Cc:	pgsql-performance(at)postgresql(dot)org
Subject:	Re: [HACKERS] MIT benchmarks pgsql multicore (up to 48)performance
Date:	2010-10-04 18:49:43
Message-ID:	4CAA21C7.1030701@agliodbs.com
Views:	Raw Message \| Whole Thread \| Download mbox \| Resend email
Lists:	pgsql-hackers pgsql-performance

Dan,

(btw, OpenSQL Confererence is going to be at MIT in 2 weeks. Think
anyone from the MOSBENCH team could attend?
http://www.opensqlcamp.org/Main_Page)

> The big takeaway for -hackers, I think, is that lock manager
> performance is going to be an issue for large multicore systems, and
> the uncontended cases need to be lock-free. That includes cases where
> multiple threads are trying to acquire the same lock in compatible
> modes.

Yes; we were aware of this due to work Jignesh did at Sun on TPC-E.

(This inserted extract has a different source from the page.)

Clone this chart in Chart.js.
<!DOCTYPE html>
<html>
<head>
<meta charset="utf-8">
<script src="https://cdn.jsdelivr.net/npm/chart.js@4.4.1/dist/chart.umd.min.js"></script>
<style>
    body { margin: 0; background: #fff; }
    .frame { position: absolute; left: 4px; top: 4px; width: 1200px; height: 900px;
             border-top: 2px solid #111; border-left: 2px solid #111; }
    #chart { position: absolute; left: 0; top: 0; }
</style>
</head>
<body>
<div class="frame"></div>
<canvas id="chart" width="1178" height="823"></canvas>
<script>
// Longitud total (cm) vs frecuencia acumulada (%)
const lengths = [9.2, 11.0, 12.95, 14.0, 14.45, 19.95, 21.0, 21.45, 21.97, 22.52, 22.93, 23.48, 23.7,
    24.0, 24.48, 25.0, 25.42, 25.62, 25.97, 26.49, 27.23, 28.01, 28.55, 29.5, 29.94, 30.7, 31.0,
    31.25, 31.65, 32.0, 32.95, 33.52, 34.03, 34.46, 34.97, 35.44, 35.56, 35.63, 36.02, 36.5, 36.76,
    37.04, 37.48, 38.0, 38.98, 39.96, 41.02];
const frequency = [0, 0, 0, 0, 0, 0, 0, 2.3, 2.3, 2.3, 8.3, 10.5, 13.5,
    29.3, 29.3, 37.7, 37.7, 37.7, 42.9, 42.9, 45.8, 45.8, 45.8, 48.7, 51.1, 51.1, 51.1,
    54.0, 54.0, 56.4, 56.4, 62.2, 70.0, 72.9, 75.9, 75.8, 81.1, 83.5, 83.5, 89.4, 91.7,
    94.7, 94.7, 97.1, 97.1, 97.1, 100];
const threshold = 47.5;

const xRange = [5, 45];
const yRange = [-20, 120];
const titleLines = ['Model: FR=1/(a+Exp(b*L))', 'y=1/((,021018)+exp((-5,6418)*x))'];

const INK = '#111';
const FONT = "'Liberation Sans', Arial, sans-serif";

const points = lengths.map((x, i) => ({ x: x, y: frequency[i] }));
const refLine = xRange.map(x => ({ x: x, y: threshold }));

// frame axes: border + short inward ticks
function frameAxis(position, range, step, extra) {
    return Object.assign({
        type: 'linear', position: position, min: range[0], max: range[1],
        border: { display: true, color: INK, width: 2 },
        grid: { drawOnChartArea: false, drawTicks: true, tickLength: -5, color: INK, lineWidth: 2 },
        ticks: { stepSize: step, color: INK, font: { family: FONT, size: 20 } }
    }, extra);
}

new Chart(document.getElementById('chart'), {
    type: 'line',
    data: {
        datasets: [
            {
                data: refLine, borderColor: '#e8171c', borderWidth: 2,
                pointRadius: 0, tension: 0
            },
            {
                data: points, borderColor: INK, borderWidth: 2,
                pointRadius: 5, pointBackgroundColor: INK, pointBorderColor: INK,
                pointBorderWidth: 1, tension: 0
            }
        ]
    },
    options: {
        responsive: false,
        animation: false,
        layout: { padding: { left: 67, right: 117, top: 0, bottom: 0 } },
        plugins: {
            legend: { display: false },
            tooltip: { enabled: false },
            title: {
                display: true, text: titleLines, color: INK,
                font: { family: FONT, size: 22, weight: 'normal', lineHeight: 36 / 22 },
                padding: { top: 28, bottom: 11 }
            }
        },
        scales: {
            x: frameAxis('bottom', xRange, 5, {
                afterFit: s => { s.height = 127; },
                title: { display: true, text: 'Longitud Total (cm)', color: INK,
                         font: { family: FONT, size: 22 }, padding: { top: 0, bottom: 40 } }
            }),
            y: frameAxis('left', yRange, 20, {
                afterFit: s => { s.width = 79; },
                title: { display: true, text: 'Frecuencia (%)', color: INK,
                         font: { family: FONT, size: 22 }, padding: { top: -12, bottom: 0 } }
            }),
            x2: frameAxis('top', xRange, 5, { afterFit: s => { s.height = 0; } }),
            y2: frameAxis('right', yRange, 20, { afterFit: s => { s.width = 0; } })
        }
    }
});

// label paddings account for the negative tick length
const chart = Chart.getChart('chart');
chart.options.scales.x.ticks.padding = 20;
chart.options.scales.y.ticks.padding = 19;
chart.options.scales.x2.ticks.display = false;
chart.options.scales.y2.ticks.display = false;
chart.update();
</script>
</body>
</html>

> Currently even acquiring a shared heavyweight lock requires taking out
> an exclusive LWLock on the partition, and acquiring shared LWLocks
> requires acquiring a spinlock. All of this gets more expensive on
> multicores, where even acquiring spinlocks can take longer than the
> work being done in the critical section.

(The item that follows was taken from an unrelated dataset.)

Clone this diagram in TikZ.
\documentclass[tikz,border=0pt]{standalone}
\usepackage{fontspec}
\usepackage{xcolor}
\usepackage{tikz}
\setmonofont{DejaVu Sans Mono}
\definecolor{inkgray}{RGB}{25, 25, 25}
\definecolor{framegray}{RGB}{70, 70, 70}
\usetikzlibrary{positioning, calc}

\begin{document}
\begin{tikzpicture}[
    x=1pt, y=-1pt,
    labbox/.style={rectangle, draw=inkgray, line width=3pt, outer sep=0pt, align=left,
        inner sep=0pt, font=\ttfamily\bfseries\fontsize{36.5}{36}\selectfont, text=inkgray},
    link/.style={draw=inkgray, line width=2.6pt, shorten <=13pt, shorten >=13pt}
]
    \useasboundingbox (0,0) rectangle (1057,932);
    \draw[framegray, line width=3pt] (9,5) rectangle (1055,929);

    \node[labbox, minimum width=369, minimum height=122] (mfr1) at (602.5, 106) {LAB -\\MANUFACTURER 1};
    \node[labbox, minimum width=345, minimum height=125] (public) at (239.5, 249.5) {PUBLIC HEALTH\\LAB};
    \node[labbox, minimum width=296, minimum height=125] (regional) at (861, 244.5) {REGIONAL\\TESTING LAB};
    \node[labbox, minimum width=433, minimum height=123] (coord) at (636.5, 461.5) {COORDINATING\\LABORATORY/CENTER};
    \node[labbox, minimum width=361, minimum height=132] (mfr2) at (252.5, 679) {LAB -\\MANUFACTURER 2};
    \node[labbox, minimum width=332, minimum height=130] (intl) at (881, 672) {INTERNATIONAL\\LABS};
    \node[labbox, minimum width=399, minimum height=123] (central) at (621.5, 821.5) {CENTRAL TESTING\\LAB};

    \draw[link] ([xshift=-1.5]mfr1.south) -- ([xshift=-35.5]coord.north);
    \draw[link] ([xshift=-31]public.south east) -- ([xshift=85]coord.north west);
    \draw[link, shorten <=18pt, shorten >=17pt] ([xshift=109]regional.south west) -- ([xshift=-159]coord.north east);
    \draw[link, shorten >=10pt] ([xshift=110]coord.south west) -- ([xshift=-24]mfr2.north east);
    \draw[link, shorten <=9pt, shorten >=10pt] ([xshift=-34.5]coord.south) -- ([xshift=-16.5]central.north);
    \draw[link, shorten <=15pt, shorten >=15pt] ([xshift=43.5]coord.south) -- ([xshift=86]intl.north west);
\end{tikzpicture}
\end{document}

Certainly, the question has always been how to fix it without breaking
major features and endangering data integrity.

> Note that their implementation of the lock manager omits some features
> for simplicity, like deadlock detection, 2PC, and probably any
> semblance of portability. (These are the sort of things we're allowed
> to do in the research world! :-)

Well, nice that you did! We'd never have that much time to experiment
with non-production stuff as a group in the project. So, now we have a
theoretical solution which we can look at maybe implementing parts of in
some watered-down form.

> The other major bottleneck they ran into was a kernel one: reading from
> the heap file requires a couple lseek operations, and Linux acquires a
> mutex on the inode to do that. The proper place to fix this is
> certainly in the kernel but it may be possible to work around in
> Postgres.

Or we could complain to Kernel.org. They've been fairly responsive in
the past. Too bad this didn't get posted earlier; I just got back from
LinuxCon.

So you know someone who can speak technically to this issue? I can put
them in touch with the Linux geeks in charge of that part of the kernel
code.

--
-- Josh Berkus
PostgreSQL Experts Inc.
http://www.pgexperts.com

From:	Dan Ports <drkp(at)csail(dot)mit(dot)edu>
To:	Greg Stark <gsstark(at)mit(dot)edu>
Cc:	Robert Haas <robertmhaas(at)gmail(dot)com>, Hakan Kocaman <hkocam(at)googlemail(dot)com>, "pgsql-hackers(at)postgresql(dot)org" <pgsql-hackers(at)postgresql(dot)org>
Subject:	Re: MIT benchmarks pgsql multicore (up to 48)performance
Date:	2010-10-04 19:22:32
Message-ID:	A28AB36A-BA44-45FF-BC05-B8591B71827B@csail.mit.edu
Views:	Raw Message \| Whole Thread \| Download mbox \| Resend email
Lists:	pgsql-hackers pgsql-performance

On Oct 4, 2010, at 11:06, Greg Stark <gsstark(at)mit(dot)edu> wrote:

> I guess by "lock-free in the uncontended case" they mean the buffer
> cache manager is lock-free unless you're actually contending on the
> same buffer?

That refers to being able to acquire non-conflicting row/table locks without needing an exclusive LWLock, and acquiring shared LWLocks without spinlocks if possible.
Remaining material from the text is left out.